>> START
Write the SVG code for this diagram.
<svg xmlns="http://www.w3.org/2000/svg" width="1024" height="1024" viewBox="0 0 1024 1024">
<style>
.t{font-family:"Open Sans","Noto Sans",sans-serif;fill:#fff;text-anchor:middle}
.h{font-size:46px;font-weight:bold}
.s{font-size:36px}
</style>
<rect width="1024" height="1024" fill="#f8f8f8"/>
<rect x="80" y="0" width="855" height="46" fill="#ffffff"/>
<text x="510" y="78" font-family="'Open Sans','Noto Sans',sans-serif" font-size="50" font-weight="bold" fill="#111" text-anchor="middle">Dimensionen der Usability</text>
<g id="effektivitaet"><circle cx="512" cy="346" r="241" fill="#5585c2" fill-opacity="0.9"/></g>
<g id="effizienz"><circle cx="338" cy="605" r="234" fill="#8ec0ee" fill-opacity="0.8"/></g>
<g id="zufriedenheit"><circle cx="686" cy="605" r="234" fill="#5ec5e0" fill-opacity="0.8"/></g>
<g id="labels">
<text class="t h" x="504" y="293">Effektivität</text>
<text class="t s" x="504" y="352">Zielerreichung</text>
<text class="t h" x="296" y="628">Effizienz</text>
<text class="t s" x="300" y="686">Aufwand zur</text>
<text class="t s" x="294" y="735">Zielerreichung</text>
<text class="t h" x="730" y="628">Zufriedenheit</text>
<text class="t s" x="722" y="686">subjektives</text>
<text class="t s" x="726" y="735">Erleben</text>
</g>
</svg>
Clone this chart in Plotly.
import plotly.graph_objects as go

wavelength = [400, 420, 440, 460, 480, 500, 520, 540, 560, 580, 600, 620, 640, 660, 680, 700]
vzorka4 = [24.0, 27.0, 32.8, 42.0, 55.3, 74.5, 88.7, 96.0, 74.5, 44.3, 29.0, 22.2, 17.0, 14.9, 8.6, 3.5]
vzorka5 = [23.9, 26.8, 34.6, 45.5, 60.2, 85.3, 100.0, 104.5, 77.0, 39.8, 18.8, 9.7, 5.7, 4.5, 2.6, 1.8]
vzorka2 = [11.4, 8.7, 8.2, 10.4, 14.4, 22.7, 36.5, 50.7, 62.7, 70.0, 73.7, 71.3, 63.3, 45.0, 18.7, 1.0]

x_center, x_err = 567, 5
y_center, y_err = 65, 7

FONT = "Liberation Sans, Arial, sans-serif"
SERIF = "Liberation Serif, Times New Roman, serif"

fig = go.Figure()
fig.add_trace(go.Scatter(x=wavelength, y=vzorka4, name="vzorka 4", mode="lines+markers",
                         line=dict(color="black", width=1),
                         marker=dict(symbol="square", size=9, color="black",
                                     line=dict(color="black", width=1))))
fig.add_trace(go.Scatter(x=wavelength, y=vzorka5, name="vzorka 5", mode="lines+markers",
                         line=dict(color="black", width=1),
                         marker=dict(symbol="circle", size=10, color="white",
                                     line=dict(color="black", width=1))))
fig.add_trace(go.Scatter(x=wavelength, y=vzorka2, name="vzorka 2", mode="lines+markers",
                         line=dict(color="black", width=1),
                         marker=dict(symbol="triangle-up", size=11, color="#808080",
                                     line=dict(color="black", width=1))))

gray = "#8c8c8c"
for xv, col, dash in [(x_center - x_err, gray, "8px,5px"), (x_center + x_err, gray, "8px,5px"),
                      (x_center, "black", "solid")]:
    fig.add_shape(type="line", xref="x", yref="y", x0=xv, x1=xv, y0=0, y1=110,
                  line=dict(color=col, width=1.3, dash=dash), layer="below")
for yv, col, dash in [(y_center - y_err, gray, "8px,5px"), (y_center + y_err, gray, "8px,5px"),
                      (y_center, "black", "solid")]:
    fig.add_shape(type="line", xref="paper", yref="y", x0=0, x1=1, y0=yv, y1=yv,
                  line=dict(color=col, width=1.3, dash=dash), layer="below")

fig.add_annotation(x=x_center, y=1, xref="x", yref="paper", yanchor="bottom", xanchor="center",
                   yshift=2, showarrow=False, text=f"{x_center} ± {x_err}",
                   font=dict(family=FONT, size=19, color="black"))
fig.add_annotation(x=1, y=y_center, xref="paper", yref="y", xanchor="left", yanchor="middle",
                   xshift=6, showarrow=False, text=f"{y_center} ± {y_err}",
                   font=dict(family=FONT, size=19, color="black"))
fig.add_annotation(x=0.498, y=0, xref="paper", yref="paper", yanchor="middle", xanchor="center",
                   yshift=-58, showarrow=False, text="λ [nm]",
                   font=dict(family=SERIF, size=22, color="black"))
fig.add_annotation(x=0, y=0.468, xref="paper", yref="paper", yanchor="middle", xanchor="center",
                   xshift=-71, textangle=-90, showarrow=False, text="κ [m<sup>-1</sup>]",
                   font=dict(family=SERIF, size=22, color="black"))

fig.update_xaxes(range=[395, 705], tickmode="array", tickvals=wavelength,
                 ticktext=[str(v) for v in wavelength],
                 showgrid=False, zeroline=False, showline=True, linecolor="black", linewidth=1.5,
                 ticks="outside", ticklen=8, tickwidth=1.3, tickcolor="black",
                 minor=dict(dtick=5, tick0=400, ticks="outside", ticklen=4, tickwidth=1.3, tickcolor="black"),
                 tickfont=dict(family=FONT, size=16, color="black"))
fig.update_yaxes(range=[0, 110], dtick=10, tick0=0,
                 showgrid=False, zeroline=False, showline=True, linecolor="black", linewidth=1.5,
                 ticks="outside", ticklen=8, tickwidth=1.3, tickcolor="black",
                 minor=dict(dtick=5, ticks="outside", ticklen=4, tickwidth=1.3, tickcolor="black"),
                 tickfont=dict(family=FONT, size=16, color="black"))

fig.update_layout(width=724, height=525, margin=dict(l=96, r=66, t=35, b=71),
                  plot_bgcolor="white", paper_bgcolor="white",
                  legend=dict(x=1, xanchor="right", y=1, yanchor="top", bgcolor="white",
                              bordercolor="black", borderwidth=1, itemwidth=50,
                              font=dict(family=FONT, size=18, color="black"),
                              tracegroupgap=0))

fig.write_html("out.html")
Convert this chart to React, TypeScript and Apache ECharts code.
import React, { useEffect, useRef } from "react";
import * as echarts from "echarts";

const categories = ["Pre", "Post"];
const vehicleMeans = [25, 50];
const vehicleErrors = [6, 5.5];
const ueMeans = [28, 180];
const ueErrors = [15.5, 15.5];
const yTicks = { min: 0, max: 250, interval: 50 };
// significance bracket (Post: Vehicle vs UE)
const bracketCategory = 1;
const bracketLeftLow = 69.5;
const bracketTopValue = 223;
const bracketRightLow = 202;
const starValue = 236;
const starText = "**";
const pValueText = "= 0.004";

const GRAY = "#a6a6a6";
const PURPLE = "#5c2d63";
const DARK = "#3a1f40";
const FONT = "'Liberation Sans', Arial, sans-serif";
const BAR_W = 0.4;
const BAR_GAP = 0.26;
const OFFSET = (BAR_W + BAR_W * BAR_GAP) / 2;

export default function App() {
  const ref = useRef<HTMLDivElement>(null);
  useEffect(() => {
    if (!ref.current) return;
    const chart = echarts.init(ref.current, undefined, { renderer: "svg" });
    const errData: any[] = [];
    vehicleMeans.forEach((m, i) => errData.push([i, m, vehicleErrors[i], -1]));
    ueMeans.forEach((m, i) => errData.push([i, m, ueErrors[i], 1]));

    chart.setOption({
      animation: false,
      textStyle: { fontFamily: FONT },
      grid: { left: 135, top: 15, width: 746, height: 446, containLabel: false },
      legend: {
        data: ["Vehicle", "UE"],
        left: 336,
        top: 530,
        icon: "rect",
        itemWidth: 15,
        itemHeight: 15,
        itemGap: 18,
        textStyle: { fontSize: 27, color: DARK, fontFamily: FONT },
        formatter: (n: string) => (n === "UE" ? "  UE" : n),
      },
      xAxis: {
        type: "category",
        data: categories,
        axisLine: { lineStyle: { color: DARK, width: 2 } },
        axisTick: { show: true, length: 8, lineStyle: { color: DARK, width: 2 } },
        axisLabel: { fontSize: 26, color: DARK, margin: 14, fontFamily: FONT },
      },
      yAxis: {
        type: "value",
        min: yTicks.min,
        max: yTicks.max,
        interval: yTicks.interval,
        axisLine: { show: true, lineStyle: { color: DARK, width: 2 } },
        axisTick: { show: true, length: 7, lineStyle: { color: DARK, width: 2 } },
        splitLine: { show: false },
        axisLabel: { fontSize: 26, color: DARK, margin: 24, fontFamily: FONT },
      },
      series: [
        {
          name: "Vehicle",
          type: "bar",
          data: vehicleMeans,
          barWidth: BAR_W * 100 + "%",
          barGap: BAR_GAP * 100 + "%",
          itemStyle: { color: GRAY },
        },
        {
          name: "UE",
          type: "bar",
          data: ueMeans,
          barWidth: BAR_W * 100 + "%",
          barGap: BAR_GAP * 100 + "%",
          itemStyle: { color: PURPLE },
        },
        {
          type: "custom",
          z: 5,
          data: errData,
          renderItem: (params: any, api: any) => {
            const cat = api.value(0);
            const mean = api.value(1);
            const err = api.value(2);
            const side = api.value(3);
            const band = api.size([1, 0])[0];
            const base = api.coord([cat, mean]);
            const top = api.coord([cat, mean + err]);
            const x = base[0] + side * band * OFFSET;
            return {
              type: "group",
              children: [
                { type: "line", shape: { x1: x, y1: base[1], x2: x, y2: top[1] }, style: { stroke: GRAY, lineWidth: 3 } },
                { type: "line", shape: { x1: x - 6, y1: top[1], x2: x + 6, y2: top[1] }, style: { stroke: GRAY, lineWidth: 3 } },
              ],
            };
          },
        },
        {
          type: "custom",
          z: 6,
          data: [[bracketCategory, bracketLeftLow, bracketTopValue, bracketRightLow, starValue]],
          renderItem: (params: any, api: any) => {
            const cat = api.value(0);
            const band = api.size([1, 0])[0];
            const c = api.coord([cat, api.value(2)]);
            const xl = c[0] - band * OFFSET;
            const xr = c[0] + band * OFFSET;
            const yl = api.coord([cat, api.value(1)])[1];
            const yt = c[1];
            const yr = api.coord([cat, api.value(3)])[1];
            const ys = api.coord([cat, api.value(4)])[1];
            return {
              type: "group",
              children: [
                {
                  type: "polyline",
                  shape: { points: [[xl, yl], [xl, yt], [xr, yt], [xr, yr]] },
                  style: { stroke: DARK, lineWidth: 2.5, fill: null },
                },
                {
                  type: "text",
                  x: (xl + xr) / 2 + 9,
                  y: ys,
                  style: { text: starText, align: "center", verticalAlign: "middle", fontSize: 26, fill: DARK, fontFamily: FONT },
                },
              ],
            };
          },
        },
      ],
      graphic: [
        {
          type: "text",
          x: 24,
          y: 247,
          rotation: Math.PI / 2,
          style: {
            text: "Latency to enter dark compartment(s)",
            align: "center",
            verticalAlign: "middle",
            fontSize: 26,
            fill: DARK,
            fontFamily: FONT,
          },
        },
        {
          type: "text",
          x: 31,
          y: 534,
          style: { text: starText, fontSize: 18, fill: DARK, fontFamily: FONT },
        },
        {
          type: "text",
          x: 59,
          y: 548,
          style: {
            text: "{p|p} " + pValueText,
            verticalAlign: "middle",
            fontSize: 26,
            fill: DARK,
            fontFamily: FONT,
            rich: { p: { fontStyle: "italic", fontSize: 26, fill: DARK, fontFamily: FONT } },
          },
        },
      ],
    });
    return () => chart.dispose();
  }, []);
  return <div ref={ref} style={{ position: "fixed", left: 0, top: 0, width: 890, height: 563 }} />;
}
>> END
» Problem description: Exactly the lines from the line containing "Convert this chart" to the line containing "const OFFSET = (BAR_W + BAR_W * BAR_GAP) / 2;", both included, are to be set down; no other line belongs in the answer.

» Solution:
Convert this chart to React, TypeScript and Apache ECharts code.
import React, { useEffect, useRef } from "react";
import * as echarts from "echarts";

const categories = ["Pre", "Post"];
const vehicleMeans = [25, 50];
const vehicleErrors = [6, 5.5];
const ueMeans = [28, 180];
const ueErrors = [15.5, 15.5];
const yTicks = { min: 0, max: 250, interval: 50 };
// significance bracket (Post: Vehicle vs UE)
const bracketCategory = 1;
const bracketLeftLow = 69.5;
const bracketTopValue = 223;
const bracketRightLow = 202;
const starValue = 236;
const starText = "**";
const pValueText = "= 0.004";

const GRAY = "#a6a6a6";
const PURPLE = "#5c2d63";
const DARK = "#3a1f40";
const FONT = "'Liberation Sans', Arial, sans-serif";
const BAR_W = 0.4;
const BAR_GAP = 0.26;
const OFFSET = (BAR_W + BAR_W * BAR_GAP) / 2;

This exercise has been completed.